This print is a portion of a larger model that failed in the first print (when printed in conjunction with the whole assembly. The remainder of the model seemed to print fine. Second attempt was cut from the original in hopes of gluing the new print back into the main assembly.
First attempt was printed on “fast” speed as the model was larger and took a long time even in fast print quality. The second attempt at printing what is shown in the picture was printed on “normal” print quality.
Thanks in advance.
Try rotating it so that it’s lying down flat, and make sure you’ve activated supports. Normally, you want the largest surface of the object against the bed for purposes of better adhesion and stability, unless there are strength considerations that take precedence. In this case, it looks like one of the “legs” of the model was knocked over or just became unstuck, resulting in a large unsupported overhang on one side. I’m surprised the print even finished.

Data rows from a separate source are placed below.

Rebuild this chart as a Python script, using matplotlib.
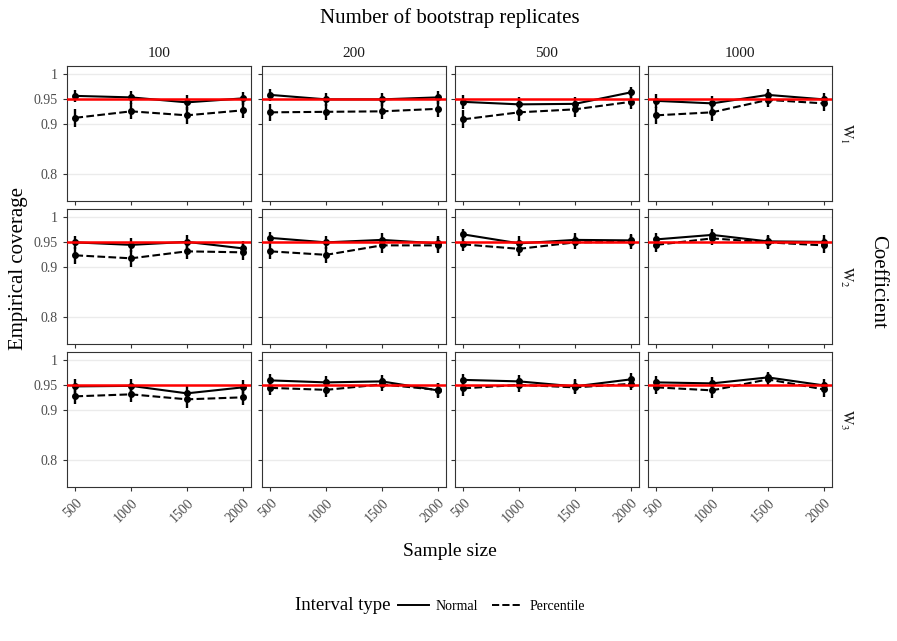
import numpy as np
import matplotlib
matplotlib.use("Agg")
import matplotlib.pyplot as plt
from matplotlib.lines import Line2D

plt.rcParams['font.family'] = ['Liberation Serif', 'DejaVu Serif']
plt.rcParams['mathtext.fontset'] = 'stix'

sample_sizes = [500, 1000, 1500, 2000]
replicates = ["100", "200", "500", "1000"]
coefs = [r"$\mathrm{W}_1$", r"$\mathrm{W}_2$", r"$\mathrm{W}_3$"]
n_sim = 1000

# coverage[row][col] -> list over sample sizes
normal = [
    [[0.956, 0.953, 0.943, 0.951], [0.958, 0.949, 0.949, 0.953],
     [0.944, 0.939, 0.940, 0.963], [0.946, 0.941, 0.958, 0.949]],
    [[0.949, 0.944, 0.950, 0.937], [0.958, 0.949, 0.954, 0.947],
     [0.965, 0.947, 0.954, 0.953], [0.955, 0.964, 0.951, 0.950]],
    [[0.947, 0.948, 0.933, 0.945], [0.959, 0.955, 0.957, 0.939],
     [0.960, 0.957, 0.947, 0.961], [0.955, 0.953, 0.965, 0.949]],
]
percentile = [
    [[0.912, 0.925, 0.917, 0.927], [0.923, 0.924, 0.925, 0.930],
     [0.909, 0.923, 0.929, 0.944], [0.917, 0.923, 0.948, 0.941]],
    [[0.923, 0.917, 0.931, 0.929], [0.931, 0.924, 0.943, 0.943],
     [0.945, 0.936, 0.949, 0.950], [0.944, 0.957, 0.949, 0.943]],
    [[0.927, 0.931, 0.921, 0.925], [0.944, 0.940, 0.951, 0.940],
     [0.943, 0.950, 0.945, 0.952], [0.945, 0.939, 0.961, 0.941]],
]

W, H = 897, 641
fig = plt.figure(figsize=(W / 100, H / 100), dpi=100)

col_left = [67, 262, 455, 648]
col_w = 184
row_top = [66, 209, 352]
row_h = 135


def px_axes(x, y, w, h):
    return fig.add_axes([x / W, 1 - (y + h) / H, w / W, h / H])


def ci(p):
    p = np.array(p)
    return 1.96 * np.sqrt(p * (1 - p) / n_sim)


for r in range(3):
    for c in range(4):
        ax = px_axes(col_left[c], row_top[r], col_w, row_h)
        for vals, ls in [(normal[r][c], '-'), (percentile[r][c], '--')]:
            ax.errorbar(sample_sizes, vals, yerr=ci(vals), color='black',
                        linestyle=ls, linewidth=1.5, marker='o', markersize=4,
                        elinewidth=1.7, capsize=0, zorder=3)
        ax.axhline(0.95, color='red', linewidth=1.8, zorder=4)
        ax.set_xlim(425, 2075)
        ax.set_ylim(0.745, 1.016)
        ax.set_yticks([0.8, 0.9, 0.95, 1])
        ax.set_xticks(sample_sizes)
        ax.grid(axis='y', color='#ebebeb', linewidth=1, zorder=0)
        ax.set_axisbelow(True)
        for s in ax.spines.values():
            s.set_color('#333333')
            s.set_linewidth(0.8)
        ax.tick_params(colors='#333333', length=3, width=0.8, labelsize=10)
        if c == 0:
            ax.set_yticklabels(['0.8', '0.9', '0.95', '1'], color='#4d4d4d')
        else:
            ax.set_yticklabels([])
        if r == 2:
            ax.set_xticklabels([str(s) for s in sample_sizes], rotation=45,
                               ha='right', va='top', rotation_mode='anchor',
                               color='#4d4d4d')
        else:
            ax.set_xticklabels([])
        if r == 0:
            ax.text(0.5, 1.045, replicates[c], transform=ax.transAxes,
                    ha='center', va='bottom', fontsize=11, color='#1a1a1a')
        if c == 3:
            ax.text(1.03, 0.5, coefs[r], transform=ax.transAxes, rotation=-90,
                    ha='left', va='center', fontsize=11, color='#1a1a1a')

fig.text(450 / W, 1 - 18 / H, "Number of bootstrap replicates", ha='center',
         va='center', fontsize=15)
fig.text(878 / W, 1 - 282 / H, "Coefficient", ha='center', va='center',
         rotation=-90, fontsize=15)
fig.text(18 / W, 1 - 268 / H, "Empirical coverage", ha='center', va='center',
         rotation=90, fontsize=15)
fig.text(450 / W, 1 - 551 / H, "Sample size", ha='center', va='center',
         fontsize=14)

# legend: title as separate text on the left
fig.text(295 / W, 1 - 606 / H, "Interval type", ha='left', va='center',
         fontsize=13.5)
handles = [Line2D([], [], color='black', linestyle='-', linewidth=1.4),
           Line2D([], [], color='black', linestyle='--', linewidth=1.4)]
fig.legend(handles, ["Normal", "Percentile"], loc='center left',
           bbox_to_anchor=(398 / W, 1 - 606 / H), ncol=2, frameon=False,
           fontsize=10, handlelength=2.2, columnspacing=1.0,
           handletextpad=0.5, borderpad=0, borderaxespad=0)

fig.savefig("out.png", dpi=100)
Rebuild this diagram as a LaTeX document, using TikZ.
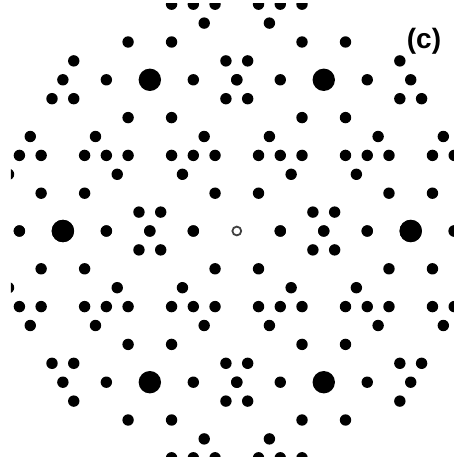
\documentclass[tikz,border=0pt]{standalone}
\usepackage{fontspec}
\setmainfont{Liberation Sans}
\begin{document}
\begin{tikzpicture}[
    x=1pt, y=1pt,
    spot/.style={fill=black},
    bigspot/.style={fill=black},
    beam/.style={draw=black!75, line width=1.8pt},
    panellabel/.style={font=\fontsize{28}{30}\selectfont\bfseries, inner sep=0pt}
]
\useasboundingbox (-236.8,-226) rectangle (217.2,231);
\def\hu{10.87}
\def\hv{18.9}
\begin{scope}
\clip (-225.8,-226) rectangle (217.2,227);
\foreach \u/\k in {4/0, 8/0, 12/0, 20/0, 7/1, 9/1, 2/2, 14/2, 18/2,
    5/3, 11/3, 21/3, 2/4, 4/4, 6/4, 10/4, 12/4, 14/4, 18/4, 20/4,
    3/5, 13/5, 19/5, 6/6, 10/6, 1/7, 15/7, 17/7, 0/8, 4/8, 12/8, 16/8,
    1/9, 15/9, 6/10, 10/10, 3/11, 2/12, 4/12, 6/12}
  \foreach \sx in {1,-1}
    \foreach \sy in {1,-1}
      \fill[spot] (\sx*\u*\hu, \sy*\k*\hv) circle (5.7);
\foreach \u/\k in {16/0, 8/8}
  \foreach \sx in {1,-1}
    \foreach \sy in {1,-1}
      \fill[bigspot] (\sx*\u*\hu, \sy*\k*\hv) circle (11.2);
\end{scope}
\draw[beam] (0,0) circle (4.4);
\node[panellabel] (panel) at (187.2,190) {(c)};
\end{tikzpicture}
\end{document}
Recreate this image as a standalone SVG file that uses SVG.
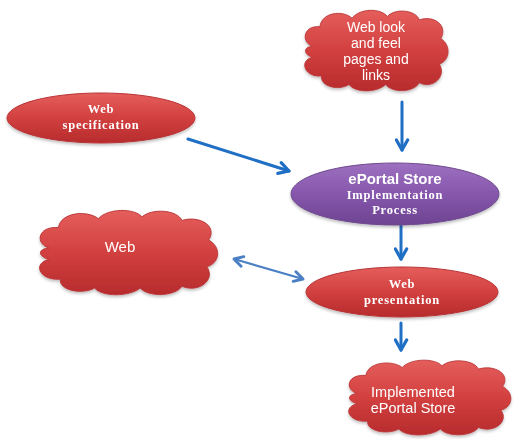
<svg xmlns="http://www.w3.org/2000/svg" width="516" height="439" viewBox="0 0 516 439">
  <style>
    .sans { font-family: "Liberation Sans", Arial, sans-serif; fill: #ffffff; text-anchor: middle; }
    .serif { font-family: "Liberation Serif", "Times New Roman", serif; fill: #ffffff; text-anchor: middle; font-weight: bold; letter-spacing: 0.8px; }
    .red { fill: url(#redGrad); stroke: #b83234; stroke-width: 1; }
    .purple { fill: url(#purpleGrad); stroke: #6f4a8e; stroke-width: 1; }
    .conn { fill: none; stroke: #1f6fc5; stroke-width: 3; stroke-linecap: round; }
    .conn2 { fill: none; stroke: #4a7fc4; stroke-width: 2.2; stroke-linecap: round; }
  </style>
  <defs>
    <linearGradient id="redGrad" x1="0" y1="0" x2="0" y2="1">
      <stop offset="0" stop-color="#e45e5c"/>
      <stop offset="0.5" stop-color="#d2403f"/>
      <stop offset="1" stop-color="#b72b2d"/>
    </linearGradient>
    <linearGradient id="purpleGrad" x1="0" y1="0" x2="0" y2="1">
      <stop offset="0" stop-color="#9d70c0"/>
      <stop offset="0.5" stop-color="#8657ac"/>
      <stop offset="1" stop-color="#6e4392"/>
    </linearGradient>
    <filter id="shadow" x="-10%" y="-10%" width="120%" height="130%">
      <feDropShadow dx="0" dy="2" stdDeviation="1.5" flood-color="#000" flood-opacity="0.25"/>
    </filter>
    <path id="cloud" d="M20,45 C5,40 8,20 30,22 C32,5 60,2 72,12 C82,0 110,0 118,10 C128,0 155,2 160,14 C178,8 198,20 188,36 C202,44 200,62 186,66 C196,80 178,96 160,88 C152,100 124,100 116,90 C104,100 76,100 68,90 C54,98 30,92 32,80 C10,82 2,62 20,58 C8,54 8,46 20,45 Z"/>
    <marker id="headB" viewBox="0 0 12 12" refX="10" refY="6" markerWidth="5" markerHeight="5" markerUnits="strokeWidth" orient="auto-start-reverse">
      <polyline points="2,1.5 10,6 2,10.5" fill="none" stroke="#1f6fc5" stroke-width="2.6" stroke-linecap="round" stroke-linejoin="round"/>
    </marker>
    <marker id="headL" viewBox="0 0 12 12" refX="10" refY="6" markerWidth="6" markerHeight="6" markerUnits="strokeWidth" orient="auto-start-reverse">
      <polyline points="2,1.5 10,6 2,10.5" fill="none" stroke="#4a7fc4" stroke-width="2.6" stroke-linecap="round" stroke-linejoin="round"/>
    </marker>
  </defs>

  <rect width="516" height="439" fill="#ffffff"/>

  <!-- connectors -->
  <g id="connectors">
    <line class="conn" x1="402" y1="102" x2="402" y2="150" marker-end="url(#headB)"/>
    <line class="conn" x1="188" y1="139" x2="289" y2="171" marker-end="url(#headB)"/>
    <line class="conn" x1="401" y1="225" x2="401" y2="259" marker-end="url(#headB)"/>
    <line class="conn2" x1="234" y1="259" x2="303" y2="279" marker-start="url(#headL)" marker-end="url(#headL)"/>
    <line class="conn" x1="401" y1="323" x2="401" y2="350" marker-end="url(#headB)"/>
  </g>

  <!-- top cloud -->
  <g id="node-lookfeel" filter="url(#shadow)">
    <use href="#cloud" class="red" transform="translate(297,8) scale(0.765,0.85)"/>
    <text class="sans" font-size="14" x="376" y="32">Web look</text>
    <text class="sans" font-size="14" x="376" y="48">and feel</text>
    <text class="sans" font-size="14" x="376" y="64">pages and</text>
    <text class="sans" font-size="14" x="376" y="80">links</text>
  </g>

  <!-- web specification -->
  <g id="node-spec" filter="url(#shadow)">
    <ellipse class="red" cx="101" cy="118" rx="94" ry="25"/>
    <text class="serif" font-size="12.5" x="101" y="113">Web</text>
    <text class="serif" font-size="12.5" x="101" y="129">specification</text>
  </g>

  <!-- implementation process -->
  <g id="node-process" filter="url(#shadow)">
    <ellipse class="purple" cx="395" cy="194" rx="104" ry="31"/>
    <text class="sans" font-size="15" font-weight="bold" x="395" y="184">ePortal Store</text>
    <text class="serif" font-size="12.5" x="395" y="199">Implementation</text>
    <text class="serif" font-size="12.5" x="395" y="214">Process</text>
  </g>

  <!-- web cloud -->
  <g id="node-web" filter="url(#shadow)">
    <use href="#cloud" class="red" transform="translate(30,208) scale(0.95,0.89)"/>
    <text class="sans" font-size="15" x="120" y="252">Web</text>
  </g>

  <!-- web presentation -->
  <g id="node-presentation" filter="url(#shadow)">
    <ellipse class="red" cx="402" cy="292" rx="96" ry="25"/>
    <text class="serif" font-size="12.5" x="402" y="288">Web</text>
    <text class="serif" font-size="12.5" x="402" y="304">presentation</text>
  </g>

  <!-- implemented store -->
  <g id="node-implemented" filter="url(#shadow)">
    <use href="#cloud" class="red" transform="translate(340,358) scale(0.865,0.79)"/>
    <text class="sans" font-size="14.5" x="413" y="397">Implemented</text>
    <text class="sans" font-size="14.5" x="413" y="413">ePortal Store</text>
  </g>
</svg>
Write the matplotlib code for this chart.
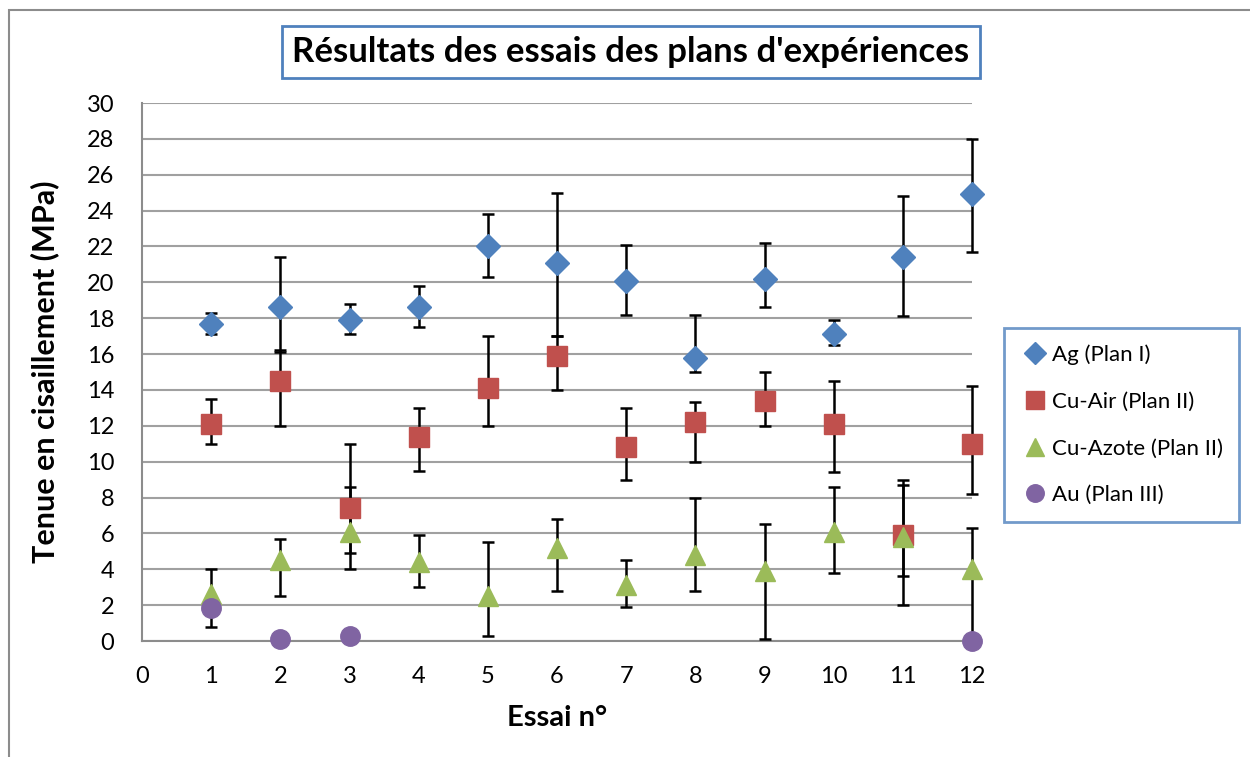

If you absolutely must print this standing up for whatever reason, use a good wide brim (not just the skirt in your photo) to improve adhesion.
Thank you very much for your response.
This is only my second print. How would I go about rotating the print so that it prints flat? And what exactly do you mean by “activated supports”?
Yes, it’s likely that one of the legs did in fact tip over. The same thing happened when the original model was printed.
Assuming that you’re slicing with Luban, select the object, select the rotate option, and then enter “90” for rotation in the Y direction to make it lie down (you may also want to try -90 and pick the one that gives you more of the print stuck to the bed).
There should be a checkbox somewhere among the settings with a label like “generate supports”. Turn that on (you can leave the other associated settings on the defaults for now). I can’t give you more precise instructions because the version of Luban I have open at the moment is older and handles these options differently.
Note that the supports may leave some roughness on the surface of your print—if that’s a problem, apply sandpaper.
I just started the print with the direction you’ve given me. Again, I appreciate your time.
No problem. Hopefully it’ll stick to the bed this time and you’ll get a usable part.